START DATA EXCERPT

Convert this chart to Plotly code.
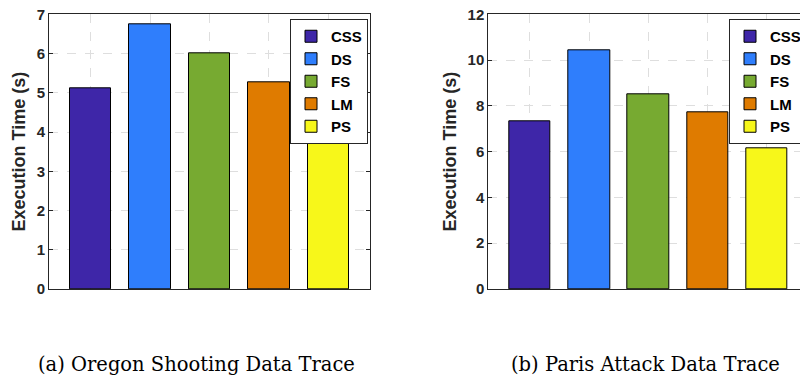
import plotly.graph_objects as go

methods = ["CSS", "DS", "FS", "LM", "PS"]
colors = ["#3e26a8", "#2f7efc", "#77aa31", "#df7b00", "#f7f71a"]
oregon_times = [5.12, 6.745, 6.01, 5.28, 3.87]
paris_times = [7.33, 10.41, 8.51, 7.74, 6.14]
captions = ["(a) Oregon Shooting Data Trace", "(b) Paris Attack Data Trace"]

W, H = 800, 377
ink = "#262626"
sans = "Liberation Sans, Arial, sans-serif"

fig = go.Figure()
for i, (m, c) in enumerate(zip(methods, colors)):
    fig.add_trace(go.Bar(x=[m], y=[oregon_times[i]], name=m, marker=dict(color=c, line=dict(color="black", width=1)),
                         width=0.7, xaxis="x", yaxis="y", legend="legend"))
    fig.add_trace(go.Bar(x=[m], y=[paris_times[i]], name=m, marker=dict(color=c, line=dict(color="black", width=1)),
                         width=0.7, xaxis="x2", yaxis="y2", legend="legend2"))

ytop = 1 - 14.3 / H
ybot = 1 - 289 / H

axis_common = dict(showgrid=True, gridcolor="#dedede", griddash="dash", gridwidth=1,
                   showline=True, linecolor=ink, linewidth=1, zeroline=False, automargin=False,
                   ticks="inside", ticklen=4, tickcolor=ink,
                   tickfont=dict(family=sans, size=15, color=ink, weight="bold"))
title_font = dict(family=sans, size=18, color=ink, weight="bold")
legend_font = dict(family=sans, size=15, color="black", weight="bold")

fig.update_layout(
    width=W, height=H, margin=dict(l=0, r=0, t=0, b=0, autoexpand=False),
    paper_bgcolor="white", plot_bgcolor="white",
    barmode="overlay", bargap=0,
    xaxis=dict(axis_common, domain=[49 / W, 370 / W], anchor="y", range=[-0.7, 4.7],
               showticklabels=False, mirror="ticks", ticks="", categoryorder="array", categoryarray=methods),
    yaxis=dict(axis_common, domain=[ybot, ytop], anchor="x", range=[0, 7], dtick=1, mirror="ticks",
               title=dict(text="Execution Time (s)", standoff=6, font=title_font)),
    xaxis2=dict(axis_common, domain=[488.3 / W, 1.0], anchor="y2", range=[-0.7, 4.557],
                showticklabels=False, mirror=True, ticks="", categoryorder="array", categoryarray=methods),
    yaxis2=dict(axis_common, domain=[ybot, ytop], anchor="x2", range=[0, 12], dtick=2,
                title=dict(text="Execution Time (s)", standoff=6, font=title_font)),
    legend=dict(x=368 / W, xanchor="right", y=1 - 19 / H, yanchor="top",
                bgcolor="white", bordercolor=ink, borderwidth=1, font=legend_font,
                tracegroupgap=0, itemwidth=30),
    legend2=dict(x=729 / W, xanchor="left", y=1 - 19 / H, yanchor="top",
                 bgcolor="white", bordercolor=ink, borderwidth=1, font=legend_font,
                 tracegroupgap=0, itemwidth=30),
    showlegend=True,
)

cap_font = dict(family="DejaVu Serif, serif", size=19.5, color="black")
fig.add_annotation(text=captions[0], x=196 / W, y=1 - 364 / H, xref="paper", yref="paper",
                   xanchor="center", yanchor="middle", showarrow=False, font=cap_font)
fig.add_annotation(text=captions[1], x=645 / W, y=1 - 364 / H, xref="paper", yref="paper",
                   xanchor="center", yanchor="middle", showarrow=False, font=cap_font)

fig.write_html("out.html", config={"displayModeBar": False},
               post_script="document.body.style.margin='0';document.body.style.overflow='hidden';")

END DATA EXCERPT

> _EXERCISE AIM_:
Write the material out again exactly as it appears, dropping the pictures.

> _COMPLETE RESPONSE_:
Convert this chart to Plotly code.
import plotly.graph_objects as go

methods = ["CSS", "DS", "FS", "LM", "PS"]
colors = ["#3e26a8", "#2f7efc", "#77aa31", "#df7b00", "#f7f71a"]
oregon_times = [5.12, 6.745, 6.01, 5.28, 3.87]
paris_times = [7.33, 10.41, 8.51, 7.74, 6.14]
captions = ["(a) Oregon Shooting Data Trace", "(b) Paris Attack Data Trace"]

W, H = 800, 377
ink = "#262626"
sans = "Liberation Sans, Arial, sans-serif"

fig = go.Figure()
for i, (m, c) in enumerate(zip(methods, colors)):
    fig.add_trace(go.Bar(x=[m], y=[oregon_times[i]], name=m, marker=dict(color=c, line=dict(color="black", width=1)),
                         width=0.7, xaxis="x", yaxis="y", legend="legend"))
    fig.add_trace(go.Bar(x=[m], y=[paris_times[i]], name=m, marker=dict(color=c, line=dict(color="black", width=1)),
                         width=0.7, xaxis="x2", yaxis="y2", legend="legend2"))

ytop = 1 - 14.3 / H
ybot = 1 - 289 / H

axis_common = dict(showgrid=True, gridcolor="#dedede", griddash="dash", gridwidth=1,
                   showline=True, linecolor=ink, linewidth=1, zeroline=False, automargin=False,
                   ticks="inside", ticklen=4, tickcolor=ink,
                   tickfont=dict(family=sans, size=15, color=ink, weight="bold"))
title_font = dict(family=sans, size=18, color=ink, weight="bold")
legend_font = dict(family=sans, size=15, color="black", weight="bold")

fig.update_layout(
    width=W, height=H, margin=dict(l=0, r=0, t=0, b=0, autoexpand=False),
    paper_bgcolor="white", plot_bgcolor="white",
    barmode="overlay", bargap=0,
    xaxis=dict(axis_common, domain=[49 / W, 370 / W], anchor="y", range=[-0.7, 4.7],
               showticklabels=False, mirror="ticks", ticks="", categoryorder="array", categoryarray=methods),
    yaxis=dict(axis_common, domain=[ybot, ytop], anchor="x", range=[0, 7], dtick=1, mirror="ticks",
               title=dict(text="Execution Time (s)", standoff=6, font=title_font)),
    xaxis2=dict(axis_common, domain=[488.3 / W, 1.0], anchor="y2", range=[-0.7, 4.557],
                showticklabels=False, mirror=True, ticks="", categoryorder="array", categoryarray=methods),
    yaxis2=dict(axis_common, domain=[ybot, ytop], anchor="x2", range=[0, 12], dtick=2,
                title=dict(text="Execution Time (s)", standoff=6, font=title_font)),
    legend=dict(x=368 / W, xanchor="right", y=1 - 19 / H, yanchor="top",
                bgcolor="white", bordercolor=ink, borderwidth=1, font=legend_font,
                tracegroupgap=0, itemwidth=30),
    legend2=dict(x=729 / W, xanchor="left", y=1 - 19 / H, yanchor="top",
                 bgcolor="white", bordercolor=ink, borderwidth=1, font=legend_font,
                 tracegroupgap=0, itemwidth=30),
    showlegend=True,
)

cap_font = dict(family="DejaVu Serif, serif", size=19.5, color="black")
fig.add_annotation(text=captions[0], x=196 / W, y=1 - 364 / H, xref="paper", yref="paper",
                   xanchor="center", yanchor="middle", showarrow=False, font=cap_font)
fig.add_annotation(text=captions[1], x=645 / W, y=1 - 364 / H, xref="paper", yref="paper",
                   xanchor="center", yanchor="middle", showarrow=False, font=cap_font)

fig.write_html("out.html", config={"displayModeBar": False},
               post_script="document.body.style.margin='0';document.body.style.overflow='hidden';")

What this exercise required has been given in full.